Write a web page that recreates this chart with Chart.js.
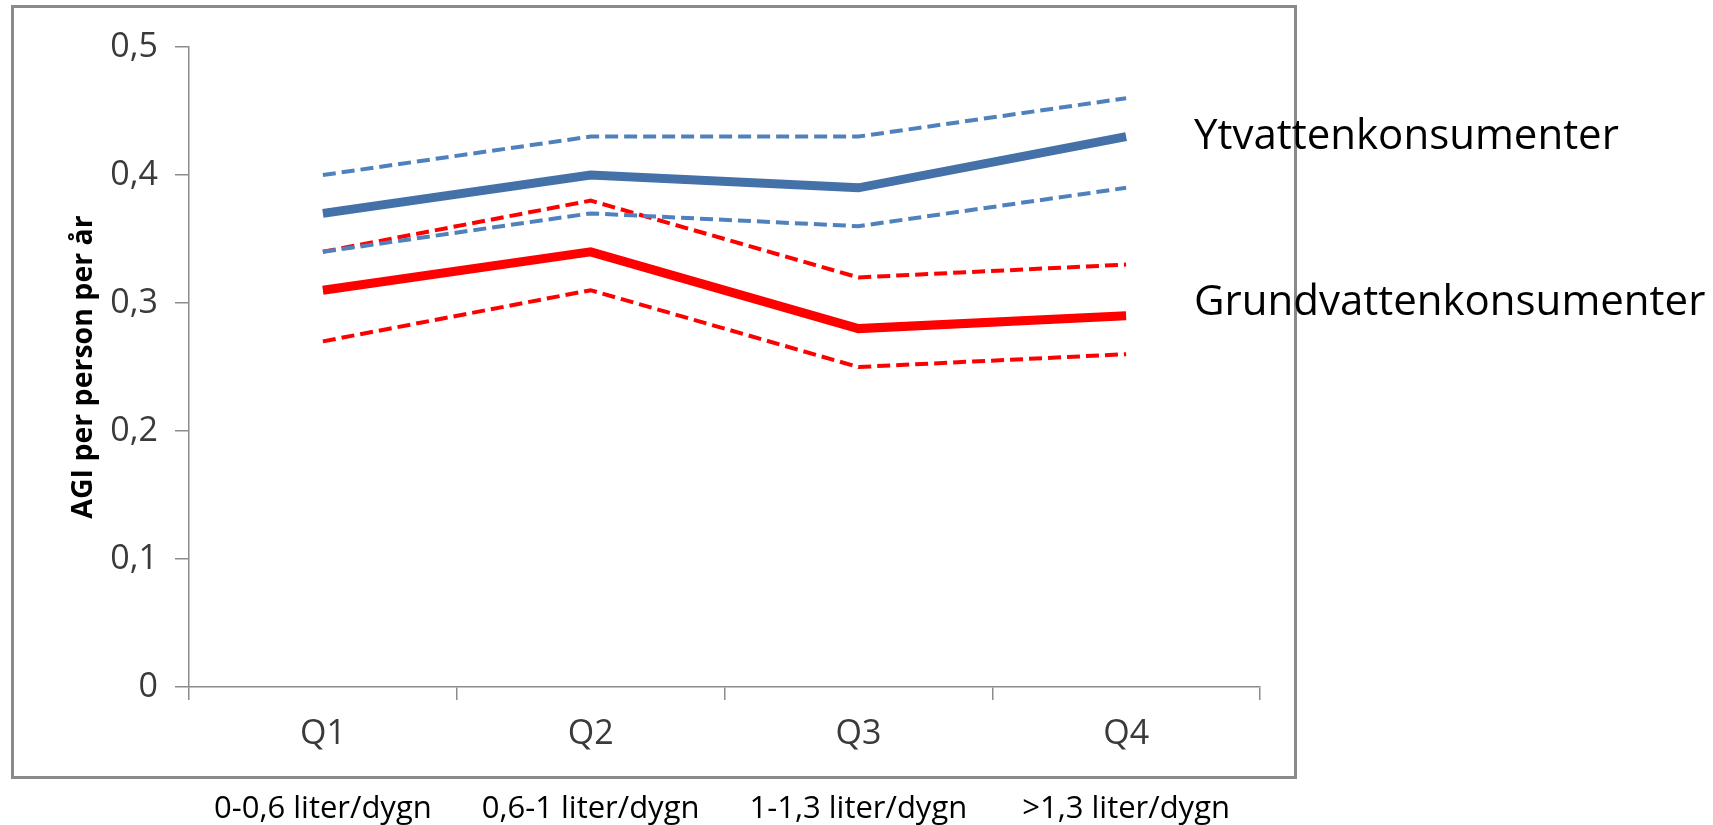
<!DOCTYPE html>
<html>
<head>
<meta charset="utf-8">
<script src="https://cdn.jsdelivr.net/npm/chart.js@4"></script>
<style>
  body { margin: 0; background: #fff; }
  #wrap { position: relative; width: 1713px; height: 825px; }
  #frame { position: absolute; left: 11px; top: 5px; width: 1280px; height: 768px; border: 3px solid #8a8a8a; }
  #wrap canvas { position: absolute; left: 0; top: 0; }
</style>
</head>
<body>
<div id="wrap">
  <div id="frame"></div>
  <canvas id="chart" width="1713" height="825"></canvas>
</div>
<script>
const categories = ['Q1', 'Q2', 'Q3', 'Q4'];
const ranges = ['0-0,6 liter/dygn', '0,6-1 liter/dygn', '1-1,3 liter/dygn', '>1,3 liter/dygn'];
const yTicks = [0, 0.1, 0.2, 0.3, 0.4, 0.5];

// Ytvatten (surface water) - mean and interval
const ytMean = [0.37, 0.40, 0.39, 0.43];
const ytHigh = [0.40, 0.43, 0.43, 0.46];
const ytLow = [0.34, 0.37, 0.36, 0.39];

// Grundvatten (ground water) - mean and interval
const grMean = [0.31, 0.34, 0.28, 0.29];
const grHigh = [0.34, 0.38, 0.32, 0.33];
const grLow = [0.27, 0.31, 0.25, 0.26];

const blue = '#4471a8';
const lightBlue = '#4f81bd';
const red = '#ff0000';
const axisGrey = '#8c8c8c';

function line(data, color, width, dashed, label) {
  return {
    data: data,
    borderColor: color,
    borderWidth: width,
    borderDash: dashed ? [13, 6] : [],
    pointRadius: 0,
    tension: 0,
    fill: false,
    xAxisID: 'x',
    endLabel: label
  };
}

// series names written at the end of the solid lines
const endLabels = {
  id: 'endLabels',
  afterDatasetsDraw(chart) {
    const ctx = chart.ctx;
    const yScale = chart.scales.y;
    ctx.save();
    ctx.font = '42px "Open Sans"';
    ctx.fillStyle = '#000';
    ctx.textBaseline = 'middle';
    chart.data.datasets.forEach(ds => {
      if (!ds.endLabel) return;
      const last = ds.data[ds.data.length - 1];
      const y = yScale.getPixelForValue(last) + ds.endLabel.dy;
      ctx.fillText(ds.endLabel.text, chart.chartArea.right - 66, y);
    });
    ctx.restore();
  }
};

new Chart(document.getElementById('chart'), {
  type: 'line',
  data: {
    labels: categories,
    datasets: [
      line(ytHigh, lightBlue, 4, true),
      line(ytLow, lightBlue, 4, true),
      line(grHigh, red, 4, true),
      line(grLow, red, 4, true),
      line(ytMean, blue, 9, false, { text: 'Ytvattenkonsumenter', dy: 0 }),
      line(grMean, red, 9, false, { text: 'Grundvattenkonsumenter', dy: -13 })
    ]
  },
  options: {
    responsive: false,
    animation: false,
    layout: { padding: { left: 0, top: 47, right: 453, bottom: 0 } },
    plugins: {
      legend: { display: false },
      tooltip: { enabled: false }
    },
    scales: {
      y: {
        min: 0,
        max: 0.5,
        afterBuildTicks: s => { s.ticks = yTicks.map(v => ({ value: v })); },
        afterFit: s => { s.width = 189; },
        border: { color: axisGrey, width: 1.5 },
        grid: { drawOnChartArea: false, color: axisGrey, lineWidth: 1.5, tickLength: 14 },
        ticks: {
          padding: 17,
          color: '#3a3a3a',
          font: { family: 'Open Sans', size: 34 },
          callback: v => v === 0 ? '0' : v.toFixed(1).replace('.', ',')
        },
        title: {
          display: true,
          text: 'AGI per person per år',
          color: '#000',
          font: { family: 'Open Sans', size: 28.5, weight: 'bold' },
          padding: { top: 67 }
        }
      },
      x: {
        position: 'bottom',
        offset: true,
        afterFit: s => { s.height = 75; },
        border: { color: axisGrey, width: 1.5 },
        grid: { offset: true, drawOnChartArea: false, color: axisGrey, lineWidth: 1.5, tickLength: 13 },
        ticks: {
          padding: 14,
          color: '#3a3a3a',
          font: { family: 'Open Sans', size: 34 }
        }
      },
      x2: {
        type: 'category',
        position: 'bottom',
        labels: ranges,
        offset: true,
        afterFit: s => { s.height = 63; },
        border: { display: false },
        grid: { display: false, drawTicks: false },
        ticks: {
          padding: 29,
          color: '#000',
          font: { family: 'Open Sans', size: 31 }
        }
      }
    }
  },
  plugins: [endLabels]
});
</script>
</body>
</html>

Task to carry out
Reproduce the whole listing word for word, setting aside any pictures.

Correct answer
Write a web page that recreates this chart with Chart.js.
<!DOCTYPE html>
<html>
<head>
<meta charset="utf-8">
<script src="https://cdn.jsdelivr.net/npm/chart.js@4"></script>
<style>
  body { margin: 0; background: #fff; }
  #wrap { position: relative; width: 1713px; height: 825px; }
  #frame { position: absolute; left: 11px; top: 5px; width: 1280px; height: 768px; border: 3px solid #8a8a8a; }
  #wrap canvas { position: absolute; left: 0; top: 0; }
</style>
</head>
<body>
<div id="wrap">
  <div id="frame"></div>
  <canvas id="chart" width="1713" height="825"></canvas>
</div>
<script>
const categories = ['Q1', 'Q2', 'Q3', 'Q4'];
const ranges = ['0-0,6 liter/dygn', '0,6-1 liter/dygn', '1-1,3 liter/dygn', '>1,3 liter/dygn'];
const yTicks = [0, 0.1, 0.2, 0.3, 0.4, 0.5];

// Ytvatten (surface water) - mean and interval
const ytMean = [0.37, 0.40, 0.39, 0.43];
const ytHigh = [0.40, 0.43, 0.43, 0.46];
const ytLow = [0.34, 0.37, 0.36, 0.39];

// Grundvatten (ground water) - mean and interval
const grMean = [0.31, 0.34, 0.28, 0.29];
const grHigh = [0.34, 0.38, 0.32, 0.33];
const grLow = [0.27, 0.31, 0.25, 0.26];

const blue = '#4471a8';
const lightBlue = '#4f81bd';
const red = '#ff0000';
const axisGrey = '#8c8c8c';

function line(data, color, width, dashed, label) {
  return {
    data: data,
    borderColor: color,
    borderWidth: width,
    borderDash: dashed ? [13, 6] : [],
    pointRadius: 0,
    tension: 0,
    fill: false,
    xAxisID: 'x',
    endLabel: label
  };
}

// series names written at the end of the solid lines
const endLabels = {
  id: 'endLabels',
  afterDatasetsDraw(chart) {
    const ctx = chart.ctx;
    const yScale = chart.scales.y;
    ctx.save();
    ctx.font = '42px "Open Sans"';
    ctx.fillStyle = '#000';
    ctx.textBaseline = 'middle';
    chart.data.datasets.forEach(ds => {
      if (!ds.endLabel) return;
      const last = ds.data[ds.data.length - 1];
      const y = yScale.getPixelForValue(last) + ds.endLabel.dy;
      ctx.fillText(ds.endLabel.text, chart.chartArea.right - 66, y);
    });
    ctx.restore();
  }
};

new Chart(document.getElementById('chart'), {
  type: 'line',
  data: {
    labels: categories,
    datasets: [
      line(ytHigh, lightBlue, 4, true),
      line(ytLow, lightBlue, 4, true),
      line(grHigh, red, 4, true),
      line(grLow, red, 4, true),
      line(ytMean, blue, 9, false, { text: 'Ytvattenkonsumenter', dy: 0 }),
      line(grMean, red, 9, false, { text: 'Grundvattenkonsumenter', dy: -13 })
    ]
  },
  options: {
    responsive: false,
    animation: false,
    layout: { padding: { left: 0, top: 47, right: 453, bottom: 0 } },
    plugins: {
      legend: { display: false },
      tooltip: { enabled: false }
    },
    scales: {
      y: {
        min: 0,
        max: 0.5,
        afterBuildTicks: s => { s.ticks = yTicks.map(v => ({ value: v })); },
        afterFit: s => { s.width = 189; },
        border: { color: axisGrey, width: 1.5 },
        grid: { drawOnChartArea: false, color: axisGrey, lineWidth: 1.5, tickLength: 14 },
        ticks: {
          padding: 17,
          color: '#3a3a3a',
          font: { family: 'Open Sans', size: 34 },
          callback: v => v === 0 ? '0' : v.toFixed(1).replace('.', ',')
        },
        title: {
          display: true,
          text: 'AGI per person per år',
          color: '#000',
          font: { family: 'Open Sans', size: 28.5, weight: 'bold' },
          padding: { top: 67 }
        }
      },
      x: {
        position: 'bottom',
        offset: true,
        afterFit: s => { s.height = 75; },
        border: { color: axisGrey, width: 1.5 },
        grid: { offset: true, drawOnChartArea: false, color: axisGrey, lineWidth: 1.5, tickLength: 13 },
        ticks: {
          padding: 14,
          color: '#3a3a3a',
          font: { family: 'Open Sans', size: 34 }
        }
      },
      x2: {
        type: 'category',
        position: 'bottom',
        labels: ranges,
        offset: true,
        afterFit: s => { s.height = 63; },
        border: { display: false },
        grid: { display: false, drawTicks: false },
        ticks: {
          padding: 29,
          color: '#000',
          font: { family: 'Open Sans', size: 31 }
        }
      }
    }
  },
  plugins: [endLabels]
});
</script>
</body>
</html>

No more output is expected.